(Bloomberg) -- Retail traders in Hong Kong were dealt a blow as $1.55 billion of leveraged derivatives were called by banks during the recent stock slump, exacerbating market volatility and highlighting the risk of the popular structured product.
Trading in hundreds of mostly bullish contracts was terminated from Jan. 17 to 22, exchange data show, causing investors to lose the premium they paid and triggering a rush by banks to unwind their hedge positions. A bulk of the losses happened on Jan. 17, when the Hang Seng Index posted its biggest decline since October 2022.
The derivatives, known as callable bull or bear contracts that are sold by the city’s biggest investment banks, allow investors to place leveraged wagers without buying the underlying asset. Their popularity has meant trades related to the securities have frequently been blamed for driving up market volatility in previous routs.
Read: Hong Kong Stock Rout Driven by Structured Products, Traders Say
That was what happened in the latest leg of Hong Kong’s stock rout. Some 633 contracts, mostly tied to the HSI, got knocked out in four sessions, according to exchange data.
Their notional value amounted to more than $1 billion on Jan. 17 alone — one of the biggest knockouts of such contracts over the past year — and nearly $500 million over the following three sessions, according to calculations by Soujit Ghosh, Bloomberg APAC Lead for Equity Derivatives.
Investors pay a premium for the contracts, which pay out depending on where the price of the underlying asset settles compared with the strike price on expiry. Should they hit their call price before that, trading is stopped and investors may lose all their original investments.

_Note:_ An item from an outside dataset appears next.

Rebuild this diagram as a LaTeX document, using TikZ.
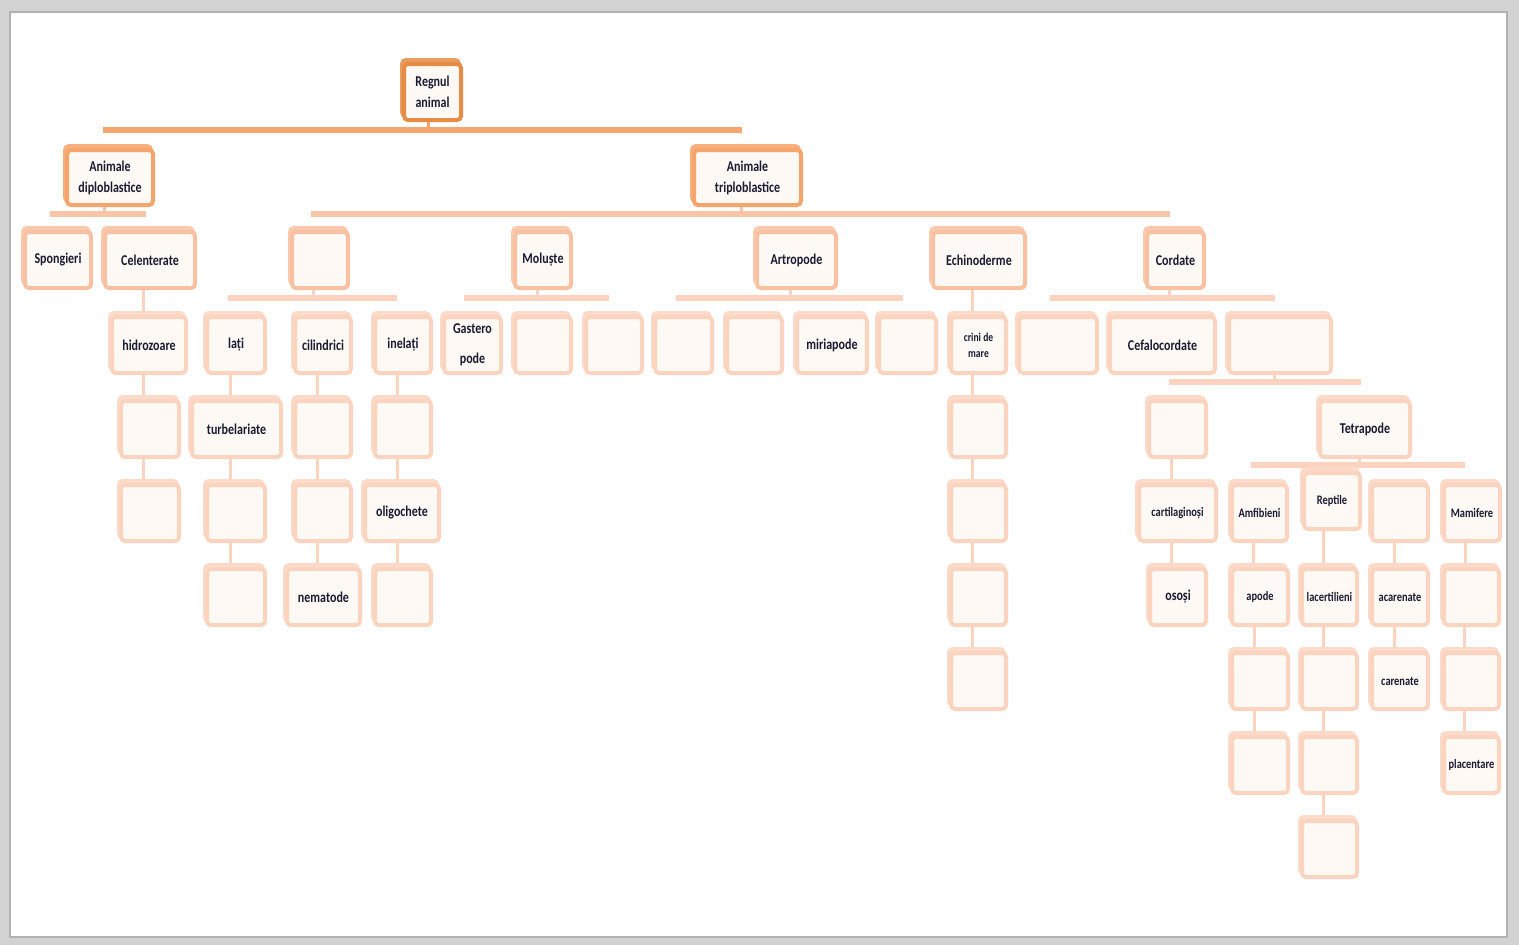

Equities in Hong Kong — a majority of which are mainland firms — have been hammered as uncertainties over China’s growth trajectory and Beijing’s policy whims sapped sentiment. While China’s latest attempt to stabilize markets has sparked a rebound, investors remain skeptical whether the gains can last.
READ: China’s $6 Trillion Stock Wipeout Exposes Deeper Problems for Xi
Structured derivatives called “snowballs” have also been pointed out as the driver behind volatility in the mainland stock market as gauges tumbled to knock-in levels in recent weeks.
In Hong Kong, the next key trigger level would be 14,700 points, to which 1,369 outstanding bullish HSI contracts are tied as of early Thursday, according to Societe Generale SA data. That’s about 9% lower from current levels.
Hong Kong is the world’s largest market for listed structured products, with their average daily turnover of about HK$11.8 billion ($1.5 billion) amounting to about 11% of the value traded in the cash market, according to exchange data.
(Earlier version was corrected to clarify traders don’t lose $1.6 billion, but the premium they paid. Updates with more explanation on CBBCs.)